Now when I try I cannot. I find myself instead dragged back to the mat, my eyes forced closed, my mind forced silent, my attention focused upon what I can only describe as patterns within my system being shifted, moved, adjusted, aligned. It is like watching a map emerge, or the remapping of abstractions rendered in a peculiarly perceivable form. Sometimes I struggle to make sense of it, and them. Mostly I just observe.
It is a strange thing, this training. It is full of questions.
The fires above Los Angeles are making for gloriously apocalyptic sunsets. There is ash on my balcony; the skies are gorgeous; I love the way haze blurs the distance.

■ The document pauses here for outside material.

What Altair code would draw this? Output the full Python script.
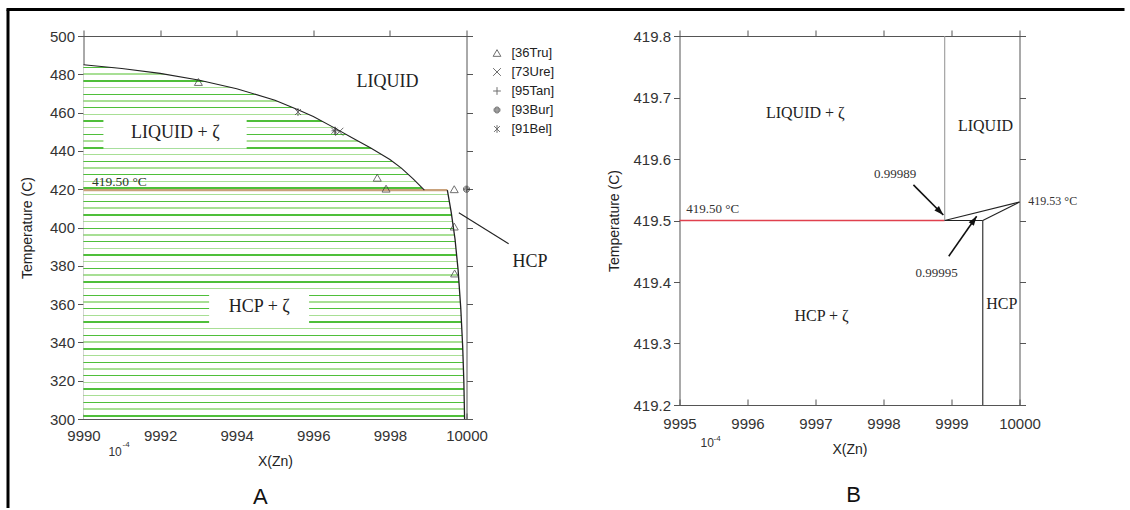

Over the past few months I have gone from meditating two hours a day to meditating an average of four or five. Sometimes I worry I am losing myself but what choice do I have? The more I do it, the easier it becomes to slip into this curious liminal state where my awareness exists as a field of emptiness and heartbeat and breath; where differentiating between the edges of that field and the rest of the world is uninteresting; where all of it feels like love.
More recently I’ve found myself more and more slipping into such spaces unintentionally, when I’m out walking, or around others. It’s an experience I struggle to put words to, but one I keep wanting to articulate, if only because I would love to more permanently inhabit a world where our language of self and identification assumed the sort of deeply embodied awareness that lies beneath anxiety and separation.
It is beautiful here. My balcony is open; the breeze is causing the dappled light from the palms outside to ripple like waves in the ocean; there are children laughing outside, and calling in a language I recognize but do not understand.